Jason Cochran, vice president of operations for Chipotle, discusses everything from lessons learned due to COVID-19 to the impact of the digital evolution on restaurant design and more in this recap of his presentation and conversation with FE&S’ Joe Carbonara during the 2020 FEDA Conference.
Q: How will what you have experienced and learned the past six or seven months influence the future of your company and its restaurants?
A: You must constantly keep innovating. At Chipotle we have a strong culture of testing and learning. We do it in a way that’s responsible in terms of our goals and purpose. Specifically, we are very focused on customer access to the brand. Over the past 18 months, enhancing digital access has been critical. We have a second makeline and call it our digital super kitchen. It’s in over 98% of our locations and it has influenced our Chipotlanes. Some call it a drive-thru but I would not refer to it as such because you don’t have the traditional speaker box. The Chipotlane connects the digital experience to the pickup of your digital order. It makes the process seamless. It’s simply a fast lane that has a pickup window. Thinking this way makes the guest journey frictionless no matter when, how or where they want access to our food. This leads to our digital powerhouse, which capitalizes on labor, speed and efficiency. Over the past few years, digital has moved from 5% of our business to greater than 25% of our business. And it has been critical during COVID, where we have seen in some restaurants, digital becoming 50% to 60% of our business.
Q: How does this digital evolution translate to space allocation and equipment selection?

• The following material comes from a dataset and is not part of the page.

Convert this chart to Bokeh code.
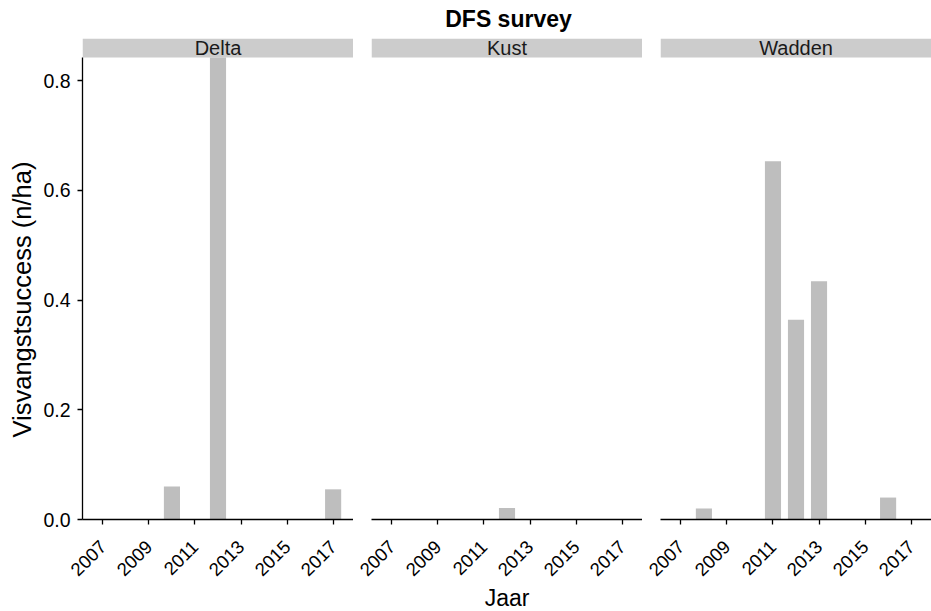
import math
from bokeh.plotting import figure
from bokeh.layouts import column, row
from bokeh.models import (Range1d, FixedTicker, NumeralTickFormatter, BoxAnnotation,
                          Label, Title, ColumnDataSource)
from bokeh.embed import file_html
from bokeh.resources import INLINE

# ---------------- data ----------------
title_text = "DFS survey"
x_label = "Jaar"
y_label = "Visvangstsuccess (n/ha)"
panels = ["Delta", "Kust", "Wadden"]
year_ticks = [2007, 2009, 2011, 2013, 2015, 2017]
year_first, year_last = 2007, 2017
y_ticks = [0.0, 0.2, 0.4, 0.6, 0.8]

delta_years = [2010, 2012, 2017]
delta_values = [0.060, 0.842, 0.055]
kust_years = [2012]
kust_values = [0.021]
wadden_years = [2008, 2011, 2012, 2013, 2016]
wadden_values = [0.020, 0.653, 0.364, 0.434, 0.040]

series = {
    "Delta": (delta_years, delta_values),
    "Kust": (kust_years, kust_values),
    "Wadden": (wadden_years, wadden_values),
}

# ---------------- styling ----------------
FONT = "Liberation Sans"
BAR = "#BEBEBE"
STRIP = "#CCCCCC"
BAR_W = 0.7
FRAME_W = 271
FRAME_H = 481
STRIP_PX = 19
GAP = 18
LEFT = 81
BOTTOM = 92
HEAD = 38

x_lo = year_first - BAR_W / 2
x_hi = year_last + BAR_W / 2
pad = 0.05 * (x_hi - x_lo)
x_range = (x_lo - pad, x_hi + pad)

y_top = max(max(v) for _, v in series.values())
y_strip = y_top * FRAME_H / (FRAME_H - STRIP_PX)


def make_panel(name, first, middle):
    yrs, vals = series[name]
    src = ColumnDataSource(dict(year=yrs, value=vals))
    p = figure(frame_width=FRAME_W, frame_height=FRAME_H,
               x_range=Range1d(*x_range), y_range=Range1d(0, y_strip),
               output_backend="svg", toolbar_location=None,
               y_axis_location="left" if first else None,
               min_border_left=LEFT if first else GAP, min_border_right=0,
               min_border_top=0, min_border_bottom=BOTTOM)
    p.outline_line_color = None
    p.xgrid.visible = False
    p.ygrid.visible = False
    p.background_fill_color = "white"
    p.border_fill_color = "white"

    p.vbar(x="year", top="value", width=BAR_W, source=src,
           fill_color=BAR, line_color=None)

    strip = BoxAnnotation(bottom=y_top, top=y_strip, fill_color=STRIP,
                          fill_alpha=1.0, line_color=None, level="underlay")
    p.add_layout(strip)
    p.add_layout(Label(x=(x_range[0] + x_range[1]) / 2, y=(y_top + y_strip) / 2,
                       text=name, text_align="center", text_baseline="middle",
                       text_font=FONT, text_font_size="20px", text_color="#1A1A1A"))

    xa = p.xaxis[0]
    xa.ticker = FixedTicker(ticks=year_ticks)
    xa.major_label_orientation = math.pi / 4
    xa.major_label_text_font = FONT
    xa.major_label_text_font_size = "18.5px"
    xa.major_label_text_color = "#000000"
    xa.major_label_standoff = 19
    xa.major_tick_in = 0
    xa.major_tick_out = 5
    xa.minor_tick_in = 0
    xa.minor_tick_out = 0
    xa.axis_line_width = 1.3
    xa.major_tick_line_width = 1.3
    xa.axis_line_color = "black"
    xa.major_tick_line_color = "black"
    if middle:
        xa.axis_label = x_label
        xa.axis_label_text_font = FONT
        xa.axis_label_text_font_size = "23px"
        xa.axis_label_text_font_style = "normal"
        xa.axis_label_text_color = "black"
        xa.axis_label_standoff = 0

    if first:
        ya = p.yaxis[0]
        ya.ticker = FixedTicker(ticks=y_ticks)
        ya.formatter = NumeralTickFormatter(format="0.0")
        ya.bounds = (0, y_top)
        ya.major_label_text_font = FONT
        ya.major_label_text_font_size = "19.5px"
        ya.major_label_text_color = "black"
        ya.major_label_standoff = 7
        ya.major_tick_in = 0
        ya.major_tick_out = 5
        ya.minor_tick_in = 0
        ya.minor_tick_out = 0
        ya.axis_line_width = 1.3
        ya.major_tick_line_width = 1.3
        ya.axis_line_color = "black"
        ya.major_tick_line_color = "black"
        # y-axis title, placed along the bar area below the strip
        p.add_layout(Title(text=y_label, align="left", offset=82, standoff=10,
                           text_font=FONT, text_font_size="25.5px",
                           text_font_style="normal", text_color="black"), "left")
    return p


plots = [make_panel(n, i == 0, i == 1) for i, n in enumerate(panels)]

total_w = (LEFT + FRAME_W) + 2 * (GAP + FRAME_W)
head = figure(width=total_w, height=HEAD, x_range=Range1d(0, total_w), y_range=Range1d(0, HEAD),
              output_backend="svg", toolbar_location=None,
              min_border=0, x_axis_location=None, y_axis_location=None)
head.outline_line_color = None
head.xgrid.visible = False
head.ygrid.visible = False
head.add_layout(Label(x=508, y=HEAD - 18, text=title_text,
                      text_align="center", text_baseline="middle",
                      text_font=FONT, text_font_size="23px", text_font_style="bold",
                      text_color="black"))

layout = column(head, row(*plots, spacing=0), spacing=0)

open("out.html", "w").write(file_html(layout, INLINE))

A: What’s essential is the basics of industrial engineering, which leads to reducing things like steps and turns. The allocation of space will be more important moving forward. The modularity of the kitchen or equipment will be important, too. Equipment will need to be flexible, which leads to menu innovation. It’s about taking out the thought process of making a decision and allowing a team member to focus simply on execution. There will entrepreneurs and other startups who find other ways to solve customers’ demand for great tasting food. For us, though, it’s in the Chipotlanes. And while we’ve made progress, there’s still much to learn.
Q: What technologies should the supply chain focus on to support chain operators?
A: Three things come to mind. First, data is key. Leveraging insights on testing and innovation to applied learnings. Second, anecdotes and being nimble. Visit the restaurants and observe how they function. Understanding what problems to solve vs. simply conducting a transaction. And, finally, partnerships and networking. Work together on what we are seeing in the industry. It’s all about serving quality food to our guests and keeping the hot foods hot and the cold foods cold.
Q: When you think of your successful relationships with dealers and manufacturers, what attributes come to mind?
A: Integrity and transparency are key. Because of who we are as a brand and what we believe in, it’s not a one-size-fits-all approach. We collaborate with certain suppliers often about what’s happening out in the market. So, the relationship is not just about making a sale. We rely on dealers and manufacturers to be subject matter experts on the flow of food through a restaurant.